Assim, acredito que se tornará cada vez mais comum a consciência do papel da Medicina do Viajante para quem viaja de forma episódica ou regular, e da importância desta área na saúde e segurança do viajante, qualquer que seja a sua idade, fase de vida e tipo de viagem: lazer, trabalho, voluntariado, missão humanitária, durante a gravidez, com ou sem crianças.
“A facilidade de deslocação nos tempos atuais, em que podemos estar no outro lado do mundo em menos de 24h, são o maior contributo para a propagação fulminante das doenças infecciosas”.
Que dicas pode oferecer aos viajantes para evitar ficar doente durante as suas viagens? Existem medidas específicas que devem tomar, especialmente em destinos de maior risco?
As dicas mais comuns recaem sempre nas questões relacionadas com o aconselhamento alimentar – uma vez em muitos países ainda existem problemas de saneamento básico e da qualidade do tratamento das águas da rede pública – o que aumenta o risco de propagação de doenças alimentares através do consumo de água e de alimentos contaminados.
O uso dos repelentes é normalmente transversal aos vários destinos tropicais, embora possam ser feitos alguns acertos na sua concentração, modo e horário de aplicação em função do destino que escolhemos.

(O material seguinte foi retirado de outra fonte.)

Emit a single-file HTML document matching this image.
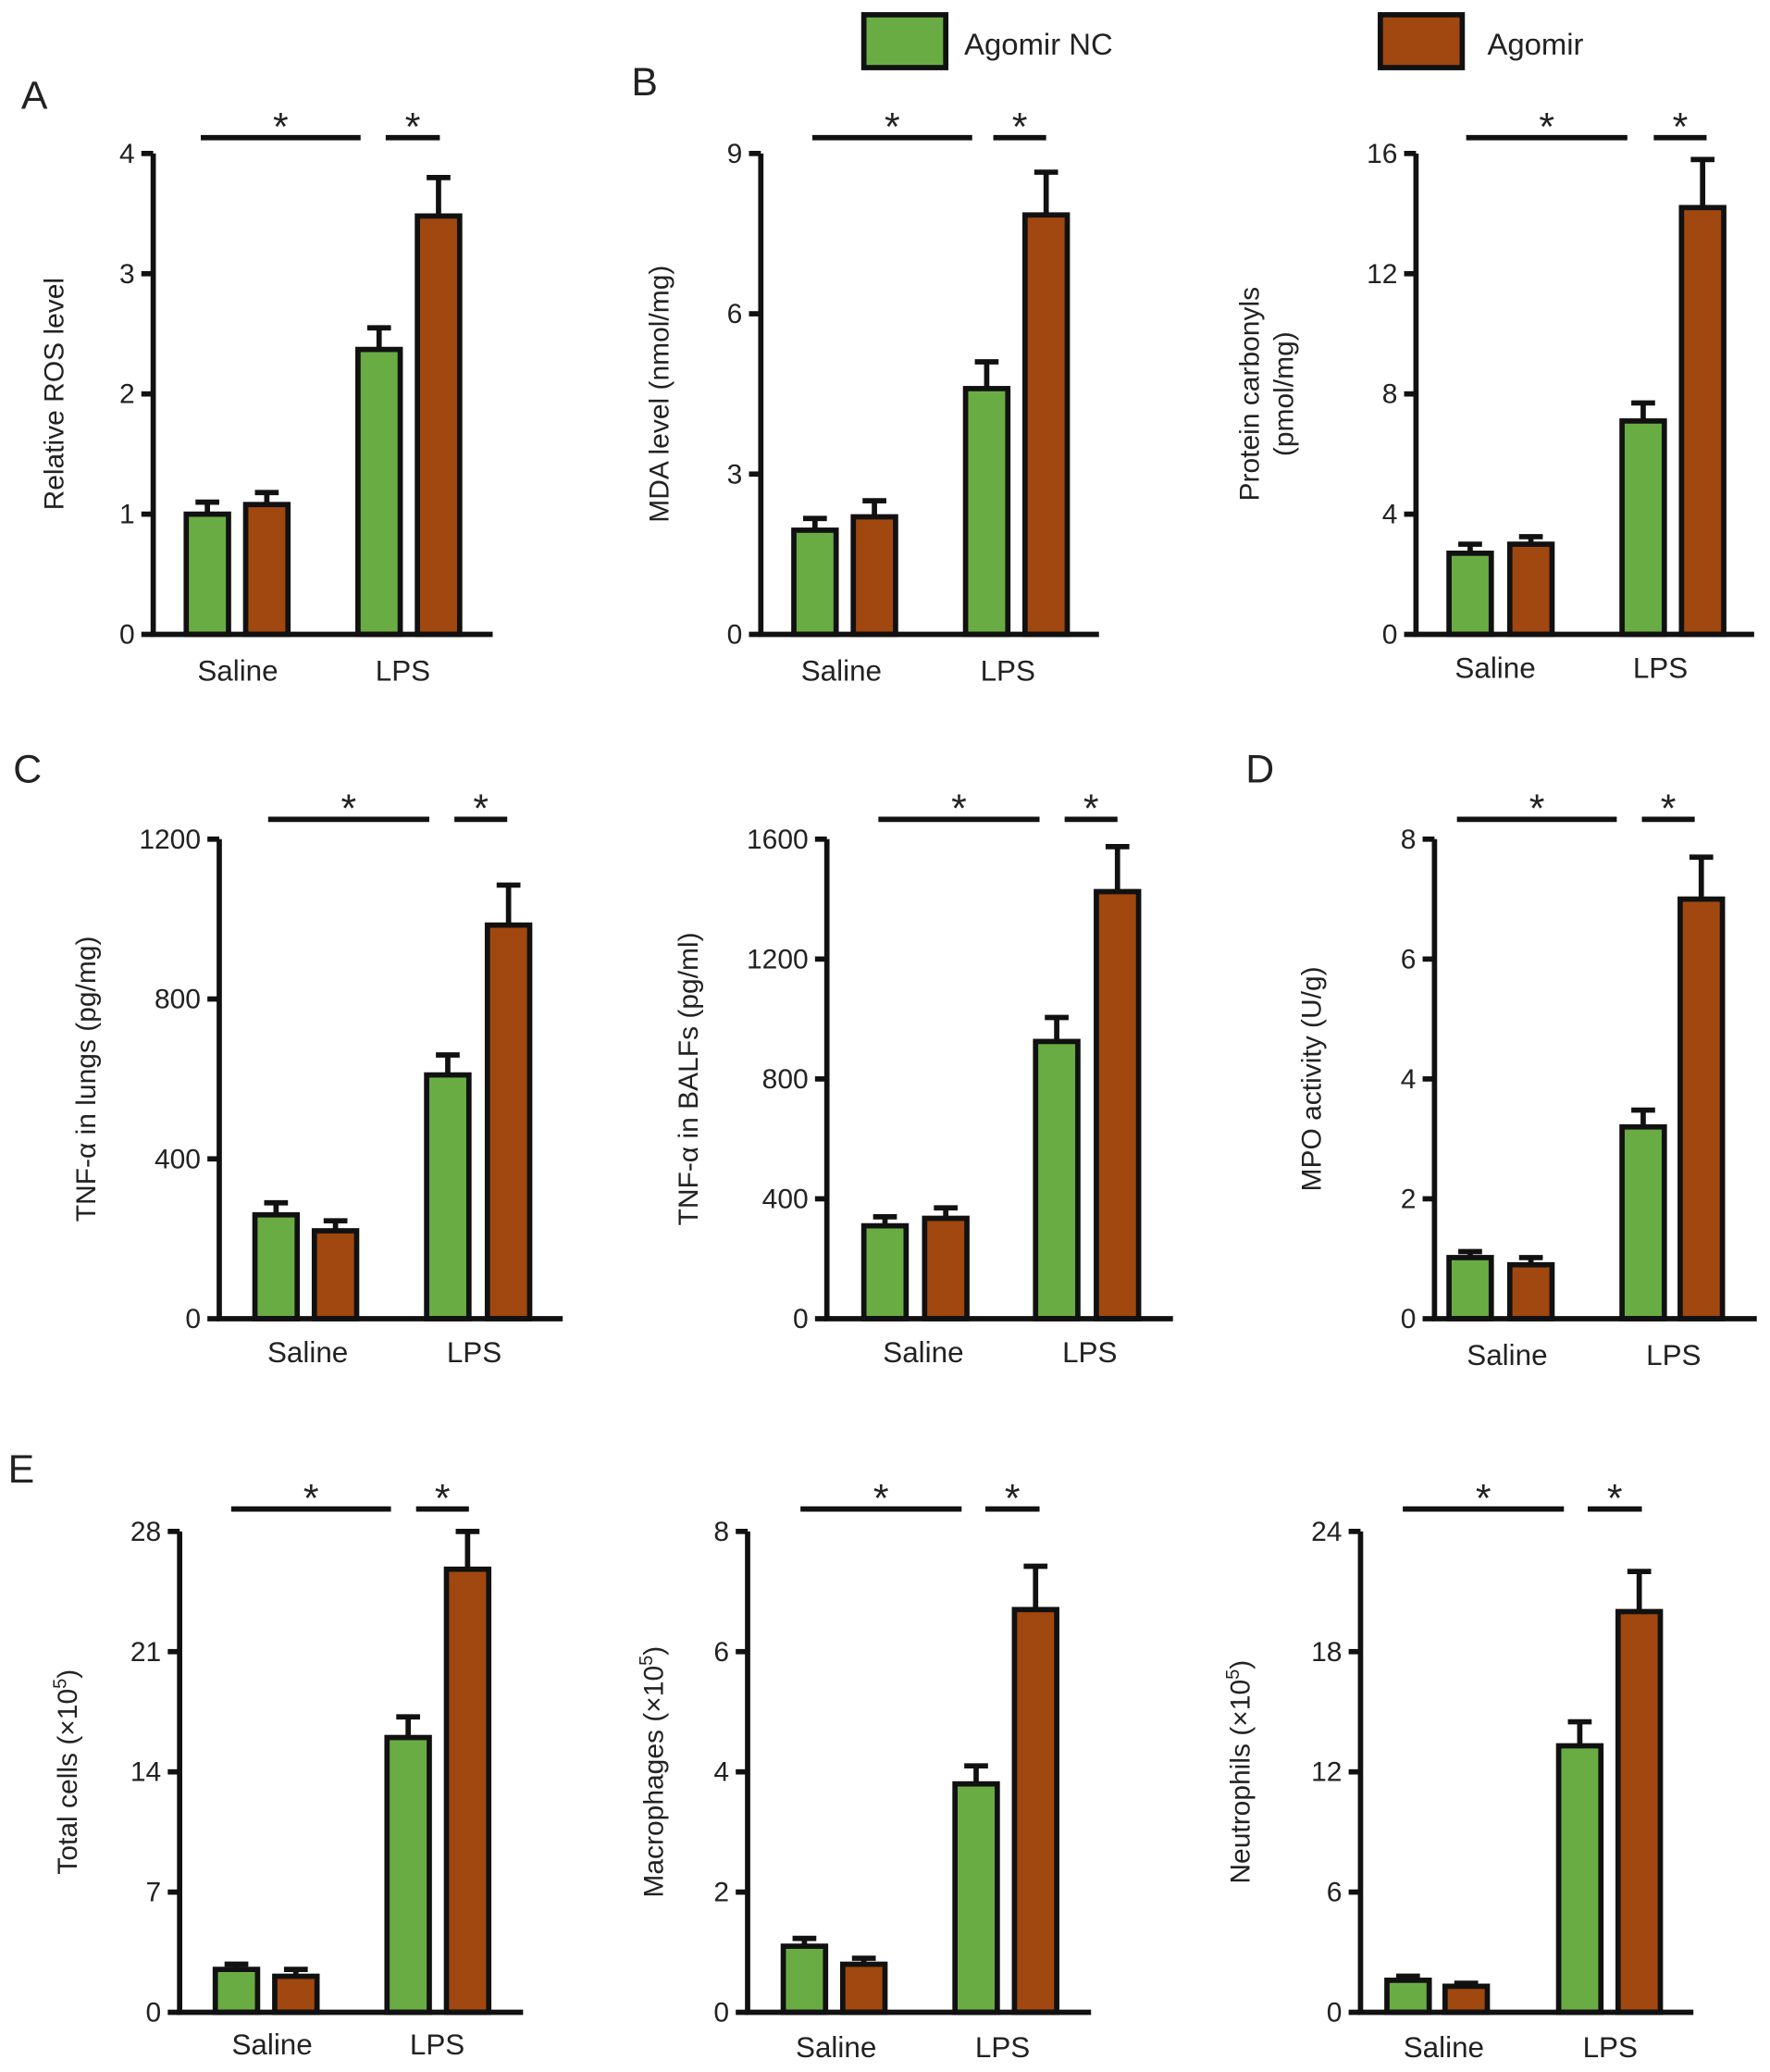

E no que toca ao contacto com animais este é largamente desaconselhado na maioria dos países, devido à ainda existência de doenças fatais como é o caso da raiva.
Novamente considerando o viajante e o tipo de viagem, pode ainda ser necessário abordar questões concretas como a segurança individual (sobretudo no que respeita a viagens com crianças), a prática de mergulho ou a doença de altitude.
O facto de a nossa equipa clínica ser composta por viajantes experientes que já visitaram a maior parte dos locais para onde os viajantes vão, ou que já viveram experiências semelhantes, confere um toque personalizado a cada Consulta do Viajante Online®, o que é também muito importante na contextualização, validação e estabelecimento de laços de confiança sobre aquilo que estamos a ensinar.